** BEGIN Source data **

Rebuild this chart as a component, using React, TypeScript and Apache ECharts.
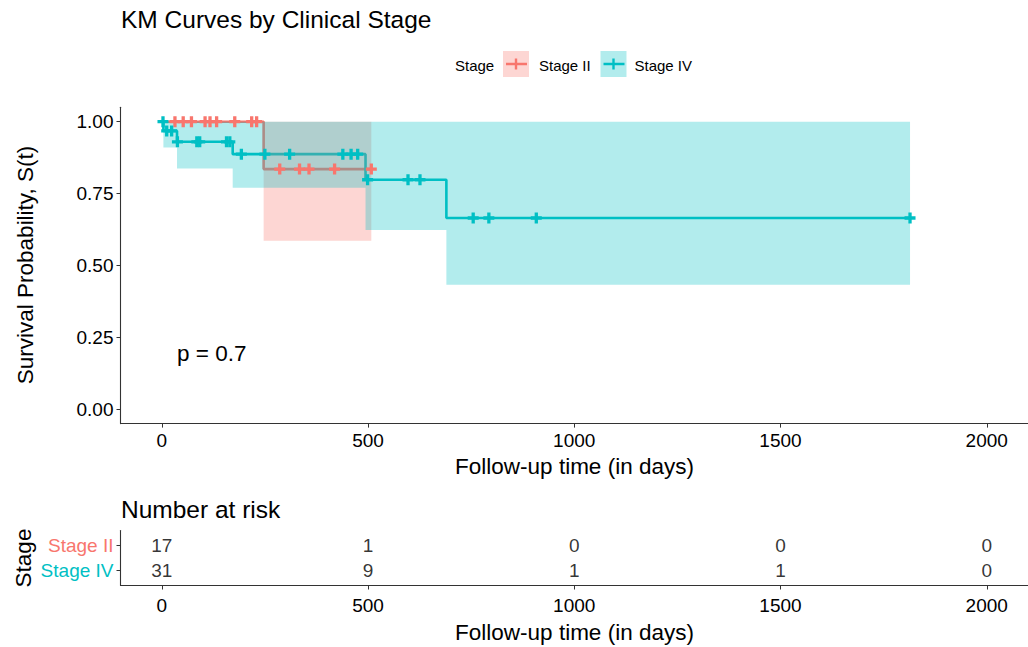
import React, { useEffect, useRef } from 'react';
import * as echarts from 'echarts';

const FONT = '"Liberation Sans", Arial, Helvetica, sans-serif';
const RED = '#F8766D';
const TEAL = '#00BFC4';
const RED_A = 'rgba(248,118,109,0.3)';
const TEAL_A = 'rgba(0,191,196,0.3)';

const stageNames = ['Stage II', 'Stage IV'];

// Stage II Kaplan-Meier estimate
const stageIITimes = [0, 247, 508];
const stageIISurv = [1, 0.835, 0.835];
const stageIILower = [1, 0.586];
const stageIIUpper = [1, 1];
const stageIICensor = [32, 52, 72, 105, 117, 133, 177, 218, 230, 286, 334, 357, 419, 508];

// Stage IV Kaplan-Meier estimate
const stageIVTimes = [0, 4, 37, 172, 494, 690, 1814];
const stageIVSurv = [1, 0.968, 0.93, 0.887, 0.798, 0.665, 0.665];
const stageIVLower = [1, 0.91, 0.837, 0.77, 0.623, 0.433];
const stageIVUpper = [1, 1, 1, 1, 1, 1];
const stageIVCensor = [3, 12, 24, 38, 85, 92, 157, 165, 193, 250, 310, 439, 459, 475, 499, 597, 626, 755, 793, 908, 1814];

// Number at risk
const riskTimes = [0, 500, 1000, 1500, 2000];
const riskStageII = [17, 1, 0, 0, 0];
const riskStageIV = [31, 9, 1, 1, 0];

const xTicks = [0, 500, 1000, 1500, 2000];
const yTicks = [0, 0.25, 0.5, 0.75, 1];
const riskRows = [1, 2]; // 1 = Stage IV, 2 = Stage II

const PLUS = 'path://M3.5,0H6.5V3.5H10V6.5H6.5V10H3.5V6.5H0V3.5H3.5Z';

function survAt(times: number[], surv: number[], t: number) {
  let idx = 0;
  for (let i = 0; i < times.length; i++) if (times[i] <= t) idx = i;
  return surv[idx];
}

function bandSeries(times: number[], lower: number[], upper: number[], fill: string) {
  return {
    type: 'custom',
    xAxisIndex: 0,
    yAxisIndex: 0,
    z: 3,
    silent: true,
    clip: false,
    data: [[times[0], upper[0]]],
    renderItem: (_p: any, api: any) => {
      const pts: number[][] = [];
      for (let i = 0; i < lower.length; i++) {
        pts.push(api.coord([times[i], upper[i]]));
        pts.push(api.coord([times[i + 1], upper[i]]));
      }
      for (let i = lower.length - 1; i >= 0; i--) {
        pts.push(api.coord([times[i + 1], lower[i]]));
        pts.push(api.coord([times[i], lower[i]]));
      }
      return { type: 'polygon', shape: { points: pts }, style: { fill } };
    },
  };
}

function txt(text: string, x: number, y: number, size: number, opts: any = {}) {
  return {
    type: 'text',
    x,
    y,
    rotation: opts.rotation || 0,
    style: {
      text,
      fontSize: size,
      fontFamily: FONT,
      fill: opts.fill || '#000',
      align: opts.align || 'left',
      verticalAlign: 'middle',
      textAlign: opts.align || 'left',
      textVerticalAlign: 'middle',
    },
  };
}

function legendKey(x: number, fillA: string, color: string) {
  return [
    { type: 'rect', shape: { x, y: 51, width: 26, height: 26 }, style: { fill: fillA } },
    { type: 'line', shape: { x1: x + 3, y1: 64, x2: x + 24, y2: 64 }, style: { stroke: color, lineWidth: 2.5 } },
    { type: 'line', shape: { x1: x + 13, y1: 58.5, x2: x + 13, y2: 69.5 }, style: { stroke: color, lineWidth: 2.4 } },
  ];
}

const axisCommon = {
  axisLine: { show: true, onZero: false, lineStyle: { color: '#333', width: 1.1 } },
  splitLine: { show: false },
};

const plain = (v: any) => String(Number(v));

export default function App() {
  const ref = useRef<HTMLDivElement>(null);
  useEffect(() => {
    if (!ref.current) return;
    const chart = echarts.init(ref.current, null, { renderer: 'svg' });
    const option: any = {
      animation: false,
      backgroundColor: '#fff',
      textStyle: { fontFamily: FONT },
      grid: [
        { left: 120.5, top: 107.3, width: 910.5, height: 316.3 },
        { left: 120.5, top: 530.5, width: 910.5, height: 55 },
      ],
      xAxis: [
        {
          type: 'value', gridIndex: 0, min: -100, max: 2100, ...axisCommon,
          axisTick: { show: true, length: 4, customValues: xTicks, lineStyle: { color: '#333' } },
          axisLabel: { customValues: xTicks, fontSize: 19, color: '#000', fontFamily: FONT, margin: 7, formatter: plain },
        },
        {
          type: 'value', gridIndex: 1, min: -100, max: 2100, ...axisCommon,
          axisTick: { show: true, length: 4, customValues: xTicks, lineStyle: { color: '#333' } },
          axisLabel: { customValues: xTicks, fontSize: 19, color: '#000', fontFamily: FONT, margin: 10, formatter: plain },
        },
      ],
      yAxis: [
        {
          type: 'value', gridIndex: 0, min: -0.05, max: 1.05, ...axisCommon,
          axisTick: { show: true, length: 4, customValues: yTicks, lineStyle: { color: '#333' } },
          axisLabel: {
            customValues: yTicks, fontSize: 19, color: '#000', fontFamily: FONT, margin: 7,
            formatter: (v: any) => Number(v).toFixed(2),
          },
        },
        {
          type: 'value', gridIndex: 1, min: 0.4, max: 2.6, ...axisCommon,
          axisTick: { show: true, length: 4, customValues: riskRows, lineStyle: { color: '#333' } },
          axisLabel: {
            customValues: riskRows, fontSize: 19, fontFamily: FONT, margin: 7,
            formatter: (v: any) => (Number(v) === 2 ? stageNames[0] : stageNames[1]),
            color: (v: any) => (Number(v) === 2 ? RED : TEAL),
          },
        },
      ],
      series: [
        {
          type: 'line', name: stageNames[0], xAxisIndex: 0, yAxisIndex: 0, step: 'end', z: 2,
          symbol: 'none', data: stageIITimes.map((t, i) => [t, stageIISurv[i]]),
          lineStyle: { color: RED, width: 2.6 }, silent: true,
        },
        {
          type: 'line', name: stageNames[1], xAxisIndex: 0, yAxisIndex: 0, step: 'end', z: 2,
          symbol: 'none', data: stageIVTimes.map((t, i) => [t, stageIVSurv[i]]),
          lineStyle: { color: TEAL, width: 2.6 }, silent: true,
        },
        bandSeries(stageIITimes, stageIILower, stageIIUpper, RED_A),
        bandSeries(stageIVTimes, stageIVLower, stageIVUpper, TEAL_A),
        {
          type: 'scatter', xAxisIndex: 0, yAxisIndex: 0, z: 4, symbol: PLUS, symbolSize: 11,
          itemStyle: { color: RED, opacity: 1 }, silent: true,
          data: stageIICensor.map((t) => [t, survAt(stageIITimes, stageIISurv, t)]),
        },
        {
          type: 'scatter', xAxisIndex: 0, yAxisIndex: 0, z: 4, symbol: PLUS, symbolSize: 11,
          itemStyle: { color: TEAL, opacity: 1 }, silent: true,
          data: stageIVCensor.map((t) => [t, survAt(stageIVTimes, stageIVSurv, t)]),
        },
        {
          type: 'scatter', xAxisIndex: 1, yAxisIndex: 1, symbolSize: 1, silent: true,
          itemStyle: { color: 'rgba(0,0,0,0)' },
          label: {
            show: true, position: 'inside', fontSize: 19, color: '#000', fontFamily: FONT,
            textBorderWidth: 0, formatter: (p: any) => String(p.value[2]),
          },
          data: [
            ...riskTimes.map((t, i) => [t, 2, riskStageII[i]]),
            ...riskTimes.map((t, i) => [t, 1, riskStageIV[i]]),
          ],
        },
      ],
      graphic: [
        txt('KM Curves by Clinical Stage', 121, 19, 24.5),
        txt('Stage', 455, 65, 15),
        ...legendKey(503, RED_A, RED),
        txt(stageNames[0], 539, 65, 15),
        ...legendKey(600.5, TEAL_A, TEAL),
        txt(stageNames[1], 634.5, 65, 15),
        txt('Survival Probability, S(t)', 25, 265, 22.5, { align: 'center', rotation: Math.PI / 2 }),
        txt('Follow-up time (in days)', 574.5, 466, 22.5, { align: 'center' }),
        txt('p = 0.7', 177, 353, 22.5),
        txt('Number at risk', 121, 509, 24.5),
        txt('Stage', 23, 558, 22.5, { align: 'center', rotation: Math.PI / 2 }),
        txt('Follow-up time (in days)', 574.5, 632, 22.5, { align: 'center' }),
      ],
    };
    chart.setOption(option);
    return () => chart.dispose();
  }, []);
  return <div ref={ref} style={{ position: 'fixed', left: 0, top: 0, width: 1028, height: 647, background: '#fff' }} />;
}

** END Source data **

→ What the exercise asks:
Give again exactly the lines running from the beginning of the material above through the line that contains "const stageNames = ['Stage II', 'Stage IV'];", and leave out every picture.

→ Task result:
Rebuild this chart as a component, using React, TypeScript and Apache ECharts.
import React, { useEffect, useRef } from 'react';
import * as echarts from 'echarts';

const FONT = '"Liberation Sans", Arial, Helvetica, sans-serif';
const RED = '#F8766D';
const TEAL = '#00BFC4';
const RED_A = 'rgba(248,118,109,0.3)';
const TEAL_A = 'rgba(0,191,196,0.3)';

const stageNames = ['Stage II', 'Stage IV'];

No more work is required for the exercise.